Cranbrook’s City Council is appropriately responding to the growing child care dilemma facing families with young children in the community.

In response to the letter from Neil Matheson regarding Council’s support for the $10/day Child Care Plan for B.C.:

Cranbrook’s City Council is appropriately responding to the growing child care dilemma facing families with young children in the community. Fees are too high for many working families, quality licensed spaces are too few, and early childhood educators usually don’t earn a living wage. Child care is not an issue of the political right or left — it is an issue about children’s healthy development, their families and the social and economic health of the community.

In School District 5 there are 24 per cent of five-year-olds who arrive for kindergarten already vulnerable on one or more of the early developmental indicators as measured by their kindergarten teacher and tabulated by researchers at UBC. We can do better for our youngest citizens because vulnerable children come from families at every socio-economic level.

It’s important to support families to make the choices that are right for them. Some families will choose to have a parent stay out of the workforce, others will not or cannot. And in fact the majority of mothers with young children are in the workforce. The $10/day Child Care Plan when implemented will move children out of unregulated, potentially unsafe care and into quality, licensed care where educators are well trained and compensated — the same standards we have for older children when they start school. Families would have good choices that don’t exist now.
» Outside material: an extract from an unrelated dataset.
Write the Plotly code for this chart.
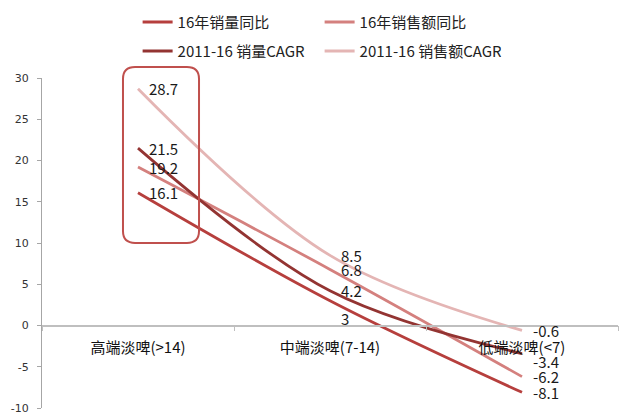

Yes, indeed raising children is the most important responsibility. As we all say, children are our greatest resource, so families should be supported in that child-rearing role at the same time as we ensure Cranbrook residents can participate in the local economy and that businesses thrive. The economic evidence is that access to quality child care is good for the economy and public  investment into child care pays for itself.

Collectively we invest in public education, health care, libraries and community centres to give everyone equal access. Child care needs to be one of those services that is quality, affordable and accessible.

Often City Council is closer than senior levels of government to the daily experience of residents in the community and as such Councillors have a responsibility to speak up on issues that impact the community – child care is one of those issues right across the province.